Directions - Will you output the lines between the ones holding "Output the Python" and "plt.rcParams['font.family'] = ['Liberation", inclusive, exactly as they stand, and only those lines, with the pictures left out?

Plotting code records
————
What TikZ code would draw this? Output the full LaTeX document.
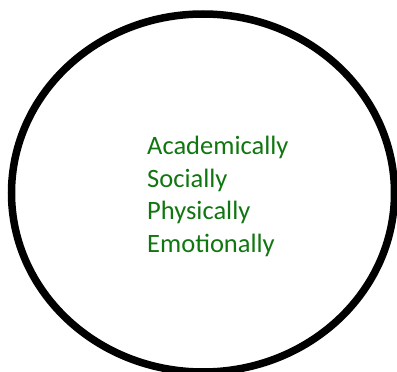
\documentclass[tikz,border=0pt]{standalone}
\usepackage{fontspec}
\setmainfont{Carlito}
\definecolor{txtgreen}{RGB}{16,118,16}
\begin{document}
\begin{tikzpicture}[x=1pt,y=-1pt,
  lbl/.style={anchor=base west,inner sep=0pt,text=txtgreen,font=\fontsize{26.5}{33}\selectfont}]
\useasboundingbox (0,0) rectangle (397,372);
\clip (0,0) rectangle (397,372);
\draw[line width=7.5pt] (203,193) ellipse [x radius=191.5, y radius=179];
\node[lbl] (a) at (147,154) {Academically};
\node[lbl] (s) at (147,187) {Socially};
\node[lbl] (p) at (147,219.5) {Physically};
\node[lbl] (e) at (147,252) {Emotionally};
\end{tikzpicture}
\end{document}
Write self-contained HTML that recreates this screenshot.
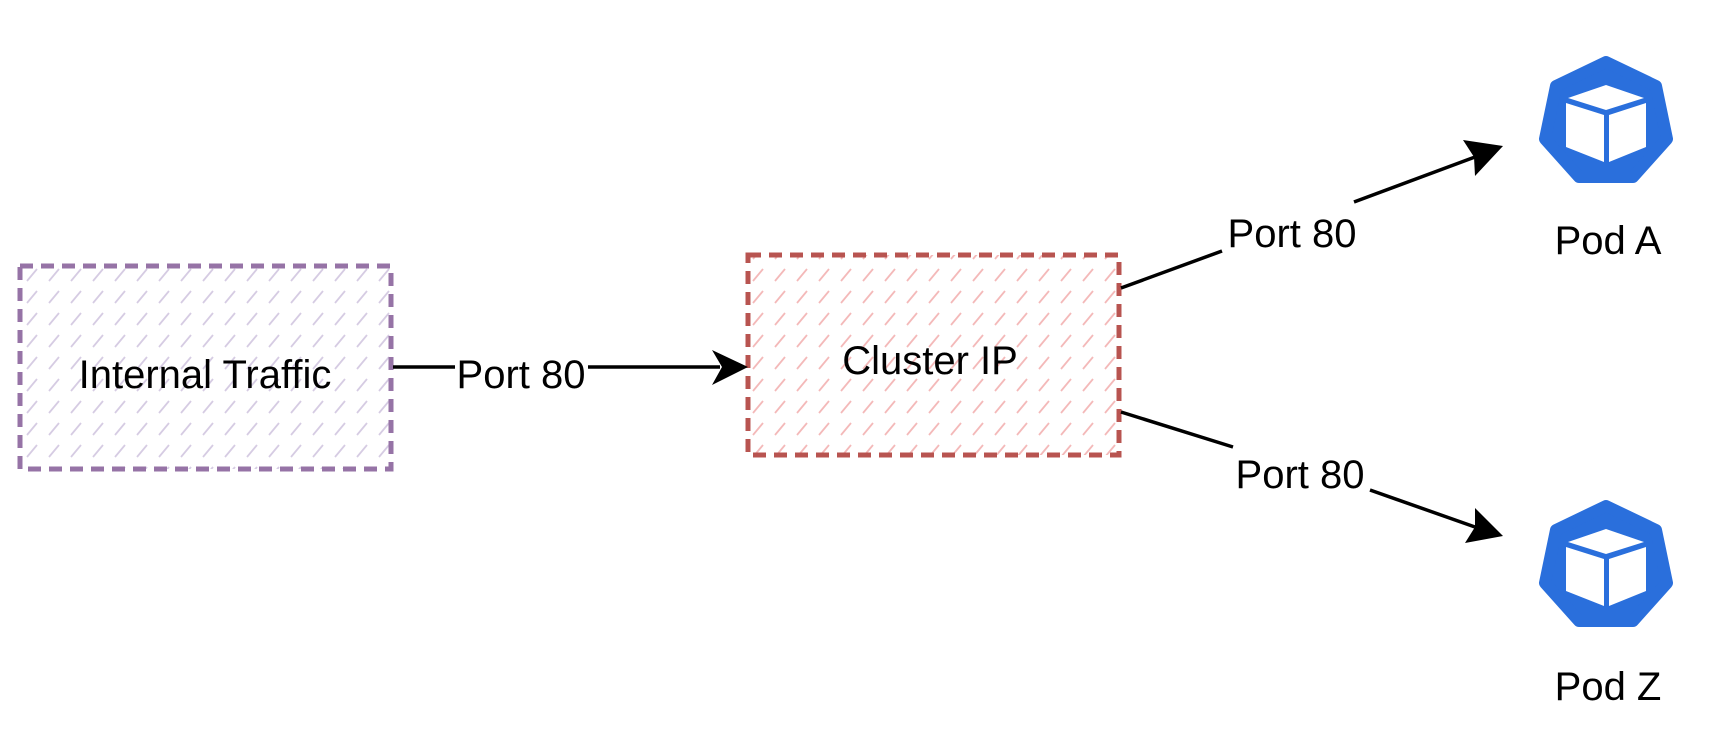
<!DOCTYPE html>
<html><head><meta charset="utf-8"><style>
html,body{margin:0;padding:0;background:#fff;}
svg{display:block;}
text{font-family:"Liberation Sans",Arial,sans-serif;font-size:40px;fill:#000;}
</style></head><body>
<svg width="1713" height="750" viewBox="0 0 1713 750" xmlns="http://www.w3.org/2000/svg">
<defs>
<pattern id="hp" width="22" height="22" patternUnits="userSpaceOnUse">
<line x1="5" y1="17" x2="15" y2="5" stroke="#d6cce3" stroke-width="1.8"/>
</pattern>
<pattern id="hr" width="22" height="22" patternUnits="userSpaceOnUse">
<line x1="5" y1="17" x2="15" y2="5" stroke="#f4b9b9" stroke-width="1.8"/>
</pattern>
<g id="pod">
<path d="M0,-60 L50,-36 L61,17 L27,55 L-27,55 L-61,17 L-50,-36 Z" fill="#2a6fdc" stroke="#2a6fdc" stroke-width="12" stroke-linejoin="round"/>
<path d="M-38,-24 L0,-37 L38,-24 L0,-12 Z" fill="#fff"/>
<path d="M-40,-19 L-2,-7 L-2,40 L-40,25 Z" fill="#fff"/>
<path d="M40,-19 L3,-7 L3,40 L40,25 Z" fill="#fff"/>
</g>
</defs>

<rect x="20" y="266" width="371" height="203" fill="url(#hp)" stroke="#9673a6" stroke-width="5" stroke-dasharray="13 8"/>
<text x="205" y="388" text-anchor="middle">Internal Traffic</text>

<rect x="748" y="255" width="371" height="200" fill="url(#hr)" stroke="#b85450" stroke-width="5" stroke-dasharray="13 8"/>
<text x="930" y="374" text-anchor="middle">Cluster IP</text>

<line x1="393" y1="367" x2="455" y2="367" stroke="#000" stroke-width="3.5"/>
<line x1="588" y1="367" x2="720" y2="367" stroke="#000" stroke-width="3.5"/>
<path d="M748,367 L712,350 L722,367 L712,385 Z" fill="#000"/>
<text x="521" y="388" text-anchor="middle">Port 80</text>

<line x1="1121" y1="288" x2="1222" y2="251" stroke="#000" stroke-width="3.5"/>
<line x1="1354" y1="202" x2="1475" y2="157" stroke="#000" stroke-width="3.5"/>
<path d="M1503,146 L1463,140 L1474,157 L1475,176 Z" fill="#000"/>
<text x="1292" y="247" text-anchor="middle">Port 80</text>

<line x1="1121" y1="412" x2="1233" y2="447" stroke="#000" stroke-width="3.5"/>
<line x1="1370" y1="490" x2="1475" y2="527" stroke="#000" stroke-width="3.5"/>
<path d="M1503,536 L1475,508 L1475,527 L1465,543 Z" fill="#000"/>
<text x="1300" y="488" text-anchor="middle">Port 80</text>

<use href="#pod" x="1606" y="122"/>
<text x="1608" y="254" text-anchor="middle">Pod A</text>
<use href="#pod" x="1606" y="566"/>
<text x="1608" y="700" text-anchor="middle">Pod Z</text>
</svg>
</body></html>
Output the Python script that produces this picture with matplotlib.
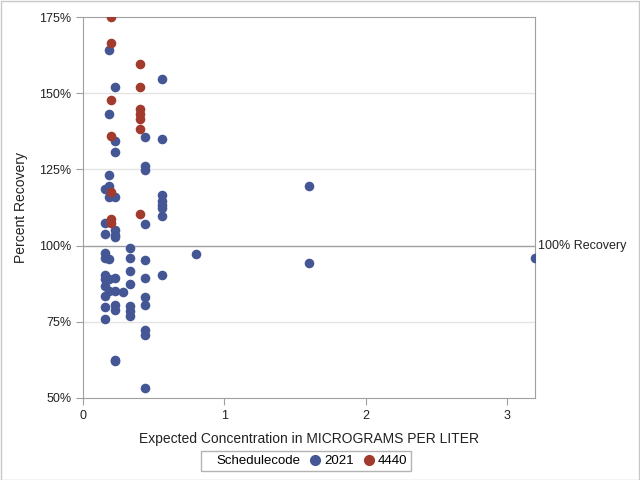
import matplotlib
matplotlib.use("Agg")
import matplotlib.pyplot as plt
from matplotlib.lines import Line2D
from matplotlib.patches import Rectangle
from matplotlib.ticker import FuncFormatter

plt.rcParams['font.family'] = ['Liberation Sans', 'DejaVu Sans']

# schedule 2021 (blue)
x_2021 = [0.154] * 11 + [0.184] * 8 + [0.225] * 13 + [0.28] + [0.33] * 7 \
    + [0.44] * 11 + [0.56] * 8 + [0.8] + [1.6] * 2 + [3.2]
y_2021 = [118.5, 107.5, 103.7, 97.5, 96.0, 90.5, 89.0, 86.8, 83.5, 80.0, 75.8,
          164.3, 143.2, 123.0, 119.5, 116.0, 95.5, 89.0, 85.0,
          152.0, 134.2, 130.8, 116.0, 105.0, 103.5, 102.7, 89.5, 85.0, 80.5, 79.0, 62.6, 62.0,
          84.8,
          99.1, 96.0, 91.7, 87.3, 80.3, 78.5, 76.8,
          135.5, 126.0, 124.8, 107.0, 95.2, 89.5, 83.3, 80.5, 72.4, 70.7, 53.2,
          154.5, 135.0, 116.7, 114.5, 113.4, 112.3, 109.8, 90.2,
          97.2,
          119.6, 94.3,
          96.0]

# schedule 4440 (red)
x_4440 = [0.2] * 7 + [0.4] * 7
y_4440 = [175.0, 166.5, 147.8, 135.9, 117.6, 108.6, 107.3,
          159.6, 152.0, 144.9, 143.2, 141.4, 138.1, 110.5]

blue = '#445694'
red = '#A23A2E'

fig = plt.figure(figsize=(6.4, 4.8), dpi=100)
ax = fig.add_axes([83 / 640, 1 - 398 / 480, (535 - 83) / 640, (398 - 17) / 480])

ax.set_xlim(0, 3.2)
ax.set_ylim(50, 175)
ax.set_yticks([50, 75, 100, 125, 150, 175])
ax.set_xticks([0, 1, 2, 3])
ax.yaxis.set_major_formatter(FuncFormatter(lambda v, p: '%d%%' % v))

for v in [75, 125, 150]:
    ax.axhline(v, color='#e4e4e4', lw=1, zorder=0)
ax.axhline(100, color='#a0a0a0', lw=1, zorder=1)
ax.text(3.22, 100, '100% Recovery', fontsize=9, va='center', ha='left', color='#222222',
        clip_on=False)

ax.scatter(x_2021, y_2021, s=48, color=blue, zorder=3, linewidths=0)
ax.scatter(x_4440, y_4440, s=48, color=red, zorder=3, linewidths=0)

for s in ax.spines.values():
    s.set_color('#a0a0a0')
ax.tick_params(colors='#a0a0a0', labelcolor='#222222', labelsize=9, length=5)

ax.set_xlabel('Expected Concentration in MICROGRAMS PER LITER', fontsize=10, color='#222222',
              labelpad=7)
ax.set_ylabel('Percent Recovery', fontsize=10, color='#222222', labelpad=8)

# legend: "Schedulecode" as an inline title with an empty handle
handles = [Line2D([], [], linestyle='none'),
           Line2D([], [], linestyle='none', marker='o', markersize=7, color=blue),
           Line2D([], [], linestyle='none', marker='o', markersize=7, color=red)]
labels = ['Schedulecode', '2021', '4440']
leg = fig.legend(handles, labels, ncol=3, loc='center', bbox_to_anchor=(306 / 640, 1 - 461 / 480),
                 frameon=True, fancybox=False, fontsize=9.5, handlelength=0.4,
                 handletextpad=0.5, columnspacing=0.9, borderpad=0.3)
leg.get_frame().set_edgecolor('#a0a0a0')
leg.get_frame().set_linewidth(1)

fig.patches.append(Rectangle((0.001, 0.001), 0.997, 0.997, transform=fig.transFigure,
                             fill=False, edgecolor='#c8c8c8', lw=1))

fig.savefig('out.png', dpi=100)
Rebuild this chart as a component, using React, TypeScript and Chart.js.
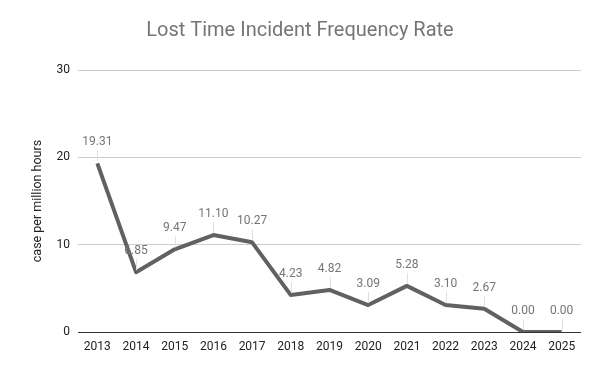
————
Correct output -
Output the Python script that produces this picture with matplotlib.
import matplotlib
matplotlib.use("Agg")
import matplotlib.pyplot as plt
from matplotlib.lines import Line2D
from matplotlib.patches import Rectangle
from matplotlib.ticker import FuncFormatter

plt.rcParams['font.family'] = ['Liberation Sans', 'DejaVu Sans']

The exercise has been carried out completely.